Há páginas cruéis como o
ataque dos cães selvagens à velha andrajosa que tentara disputar-lhes a carne
da ovelha morta. Atrevera-se a bater-lhes com o punho. Então os cães enfurecidos na defesa de seus despojos, a morderam, a
arrastaram triturando-a com seus colmilhos e tornando-a farrapos, precipitando
por fim seu corpo miserável no fundo do barranco. Ou, outras,
impressionantes, como a do incêndio se alastrando pelo campo, devastando tudo.
Ainda, as que descrevem, com rara beleza, a paisagem do campo com toda a vida
que nela pulula e as que descrevem a tosquia das ovelhas. Também, aquelas que
mostram a profundidade dos sentimentos ou a valentia dos homens.
E, as que relatam o amor entre Soledad e Pablo Luna. Ela, filha de fazendeiro e prometida a um velho amigo de seu pai; ele, o gaúcho sem raízes, livre e solitário.
Primorosamente descritos no
seu aspecto físico, belos e jovens, o amor que irá enredá-los é mostrado em
quatro tempos, quatro definitivos encontros. No primeiro, é apenas um olhar: Soledad o observou com a cabeça baixa e as
pupilas fixas, um pouco de soslaio, virada, imóvel; ele olhou para ela com ar
melancólico, de uma forma vaga e fria. Balbuciou um cumprimento, levando a
mão à aba do chapéu e Soledad apenas moveu a cabeça. Mas, seguiu-o com o olhar,
admirou-lhe a figura e, pela primeira vez, pensou naquela de seu prometido. Uma
comparação que a deixou um pouco inquieta, como inquieta ficou por não ter
recebido um segundo ou um terceiro olhar.
Num outro dia, ao vê-lo
passar ao longe, é presa de emoções desconhecidas que a fazem chorar; murmurar
que ele não é mais do que os outros que sempre perceberam, encantados, a sua presença;
e que o irá seduzir.
Na verdade, era ela quem já
estava rendida. Ao vê-lo próximo, estremece, fica pálida e sem forças para
encará-lo. E se afasta em idas e vindas que o buscam tanto como ele a ela.
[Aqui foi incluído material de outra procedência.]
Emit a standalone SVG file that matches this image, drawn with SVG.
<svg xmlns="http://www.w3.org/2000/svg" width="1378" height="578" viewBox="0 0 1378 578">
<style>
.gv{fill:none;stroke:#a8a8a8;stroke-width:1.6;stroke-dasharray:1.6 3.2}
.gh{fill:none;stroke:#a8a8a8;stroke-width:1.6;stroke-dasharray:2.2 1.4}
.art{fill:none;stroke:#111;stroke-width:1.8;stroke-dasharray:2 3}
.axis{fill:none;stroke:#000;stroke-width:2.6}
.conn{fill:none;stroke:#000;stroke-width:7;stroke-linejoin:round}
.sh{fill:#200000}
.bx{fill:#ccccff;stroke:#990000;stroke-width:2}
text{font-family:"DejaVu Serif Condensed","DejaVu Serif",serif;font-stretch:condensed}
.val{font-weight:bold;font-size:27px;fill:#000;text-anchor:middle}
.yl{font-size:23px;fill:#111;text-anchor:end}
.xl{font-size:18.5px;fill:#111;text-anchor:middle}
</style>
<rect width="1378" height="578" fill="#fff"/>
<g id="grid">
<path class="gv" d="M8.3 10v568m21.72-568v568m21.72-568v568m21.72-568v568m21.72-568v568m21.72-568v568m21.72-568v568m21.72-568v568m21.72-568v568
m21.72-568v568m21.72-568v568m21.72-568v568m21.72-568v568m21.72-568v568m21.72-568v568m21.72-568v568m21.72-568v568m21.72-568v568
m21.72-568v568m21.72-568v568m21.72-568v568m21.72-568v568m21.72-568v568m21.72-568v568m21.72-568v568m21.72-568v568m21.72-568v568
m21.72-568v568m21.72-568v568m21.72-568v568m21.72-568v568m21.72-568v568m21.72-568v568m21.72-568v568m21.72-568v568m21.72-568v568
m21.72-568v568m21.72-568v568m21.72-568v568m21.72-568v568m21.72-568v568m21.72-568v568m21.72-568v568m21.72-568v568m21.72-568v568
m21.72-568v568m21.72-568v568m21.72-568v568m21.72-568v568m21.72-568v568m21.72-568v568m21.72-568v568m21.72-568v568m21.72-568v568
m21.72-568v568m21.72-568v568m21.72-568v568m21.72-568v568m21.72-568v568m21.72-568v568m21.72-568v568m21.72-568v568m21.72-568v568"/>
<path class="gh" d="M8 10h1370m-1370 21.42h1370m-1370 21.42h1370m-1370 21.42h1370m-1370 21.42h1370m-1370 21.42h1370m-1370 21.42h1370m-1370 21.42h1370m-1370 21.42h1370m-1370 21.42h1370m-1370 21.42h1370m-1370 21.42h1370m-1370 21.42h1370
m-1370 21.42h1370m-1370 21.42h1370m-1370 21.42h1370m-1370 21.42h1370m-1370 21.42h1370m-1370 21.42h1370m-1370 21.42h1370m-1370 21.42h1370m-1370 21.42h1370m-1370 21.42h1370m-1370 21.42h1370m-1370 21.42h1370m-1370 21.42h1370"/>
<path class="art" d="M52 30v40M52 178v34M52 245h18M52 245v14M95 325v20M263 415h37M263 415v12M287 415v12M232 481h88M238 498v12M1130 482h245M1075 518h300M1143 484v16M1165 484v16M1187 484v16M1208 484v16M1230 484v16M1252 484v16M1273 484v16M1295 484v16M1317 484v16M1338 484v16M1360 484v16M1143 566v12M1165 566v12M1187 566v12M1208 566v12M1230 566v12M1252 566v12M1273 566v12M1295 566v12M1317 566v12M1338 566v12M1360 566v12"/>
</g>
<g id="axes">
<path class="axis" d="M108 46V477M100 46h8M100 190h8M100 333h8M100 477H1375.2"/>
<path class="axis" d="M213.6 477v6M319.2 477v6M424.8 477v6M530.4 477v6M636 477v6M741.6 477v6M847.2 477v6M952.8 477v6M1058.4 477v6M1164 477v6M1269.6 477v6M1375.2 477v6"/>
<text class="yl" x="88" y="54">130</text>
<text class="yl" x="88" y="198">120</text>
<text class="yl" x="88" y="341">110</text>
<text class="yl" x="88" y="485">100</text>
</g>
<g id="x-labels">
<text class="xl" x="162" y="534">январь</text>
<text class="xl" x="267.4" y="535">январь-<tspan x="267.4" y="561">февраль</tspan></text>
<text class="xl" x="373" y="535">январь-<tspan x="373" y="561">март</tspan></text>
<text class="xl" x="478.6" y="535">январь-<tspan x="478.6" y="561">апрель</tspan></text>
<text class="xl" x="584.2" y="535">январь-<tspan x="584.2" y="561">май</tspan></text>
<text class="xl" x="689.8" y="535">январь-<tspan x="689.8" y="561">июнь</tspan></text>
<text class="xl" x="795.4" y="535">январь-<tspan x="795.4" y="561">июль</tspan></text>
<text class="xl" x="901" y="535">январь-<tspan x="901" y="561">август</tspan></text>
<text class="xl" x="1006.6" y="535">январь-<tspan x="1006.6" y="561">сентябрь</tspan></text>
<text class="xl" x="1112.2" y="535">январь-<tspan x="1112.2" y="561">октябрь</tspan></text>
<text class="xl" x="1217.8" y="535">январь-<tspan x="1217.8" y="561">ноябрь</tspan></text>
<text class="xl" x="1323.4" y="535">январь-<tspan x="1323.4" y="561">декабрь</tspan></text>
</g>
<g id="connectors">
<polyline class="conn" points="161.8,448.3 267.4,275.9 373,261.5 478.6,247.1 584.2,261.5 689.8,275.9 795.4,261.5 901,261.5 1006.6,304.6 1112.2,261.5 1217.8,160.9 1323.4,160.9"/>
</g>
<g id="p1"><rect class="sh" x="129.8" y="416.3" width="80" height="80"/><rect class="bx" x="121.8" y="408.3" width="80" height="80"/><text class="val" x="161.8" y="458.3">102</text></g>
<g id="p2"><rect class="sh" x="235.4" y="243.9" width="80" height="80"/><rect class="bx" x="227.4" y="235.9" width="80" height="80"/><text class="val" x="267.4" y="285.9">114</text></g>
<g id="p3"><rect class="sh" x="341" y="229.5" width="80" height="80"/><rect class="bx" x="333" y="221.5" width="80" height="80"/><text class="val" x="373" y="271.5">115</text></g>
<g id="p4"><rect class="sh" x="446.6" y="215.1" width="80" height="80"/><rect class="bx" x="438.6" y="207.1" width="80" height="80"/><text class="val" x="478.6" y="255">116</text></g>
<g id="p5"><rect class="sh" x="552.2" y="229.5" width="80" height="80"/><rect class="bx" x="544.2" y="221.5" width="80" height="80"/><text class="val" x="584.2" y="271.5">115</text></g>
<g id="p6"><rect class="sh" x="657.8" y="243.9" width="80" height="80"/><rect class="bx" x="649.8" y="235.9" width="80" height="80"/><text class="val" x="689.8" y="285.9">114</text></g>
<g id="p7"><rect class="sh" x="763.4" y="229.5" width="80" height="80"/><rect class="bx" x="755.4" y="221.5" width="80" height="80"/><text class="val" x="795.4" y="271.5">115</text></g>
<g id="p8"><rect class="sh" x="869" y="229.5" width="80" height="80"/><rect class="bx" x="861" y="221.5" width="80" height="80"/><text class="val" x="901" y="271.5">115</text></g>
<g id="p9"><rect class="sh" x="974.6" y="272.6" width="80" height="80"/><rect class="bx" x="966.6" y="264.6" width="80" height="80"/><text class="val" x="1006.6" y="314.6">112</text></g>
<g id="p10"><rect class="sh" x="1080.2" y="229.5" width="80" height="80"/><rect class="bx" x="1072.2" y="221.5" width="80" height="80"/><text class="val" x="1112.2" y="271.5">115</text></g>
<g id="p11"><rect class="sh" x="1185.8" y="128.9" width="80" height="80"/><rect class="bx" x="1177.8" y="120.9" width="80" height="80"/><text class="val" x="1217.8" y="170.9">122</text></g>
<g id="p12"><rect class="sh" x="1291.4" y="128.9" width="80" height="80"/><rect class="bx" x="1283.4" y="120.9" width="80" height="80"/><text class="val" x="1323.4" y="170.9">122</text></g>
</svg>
Um
preparativo do jogo de sedução que será interrompido pelo pai de Soledad, mais
uma vez a enxotá-lo de suas terras.
O terceiro encontro é como que marcado. Soledad se distancia das casas e em pleno campo ele se aproxima dela. Falam-se pela primeira vez, se tocam e se acariciam. E, outra vez são surpreendidos pelo pai e, outra vez, Pablo Luna é expulso, agredido e humilhado.
No meio do fogo que ele próprio ateara na vingança perpetrada, dá-se o encontro. Vê Soledad ser jogada no chão pelo prometido que para se salvar, fugindo do fogo, quer aliviar a carga do cavalo sobre a qual a carregava e, assim, atenta contra a vida de quem iria desposar.
Pablo Luna a levanta nos braços e a cavalo, se afasta do fogo e da fumaça, adentrando-se nos lugares selváticos como numa noite eterna de solidão e de mistério.
Verdadeiro mestre da narrativa,
Acevedo Diaz, o criador do romance uruguaio, se permite dar por findo o relato
sem dizer de felicidades e desvarios amorosos.
Parco no dizer das emoções
de Pablo Luna, elas no entanto se mostram tão fortes como as de Soledad sobre
as quais o narrador se detém a partir desse primeiro olhar não correspondido,
num profundo estudo da alma feminina.E perfeita a discrição de cada gesto,
pleno de espontaneidade e de alegria, que aproxima os amantes nesse ritual de
amor jovem e rude, expresso, pela primeira vez, sem peias.
Publicado em 1894, Soledad é uma das grandes criações da
Literatura do Continente, seja pela sua qualidade estética, seja pela extrema
sutileza com que se aproxima da alma humana.E os anos que passaram não lhe
diluíram as virtudes nem tiraram o encanto dessa história de amor, verdadeira
expressão luminosa de um sentir sem culpas e sem leis.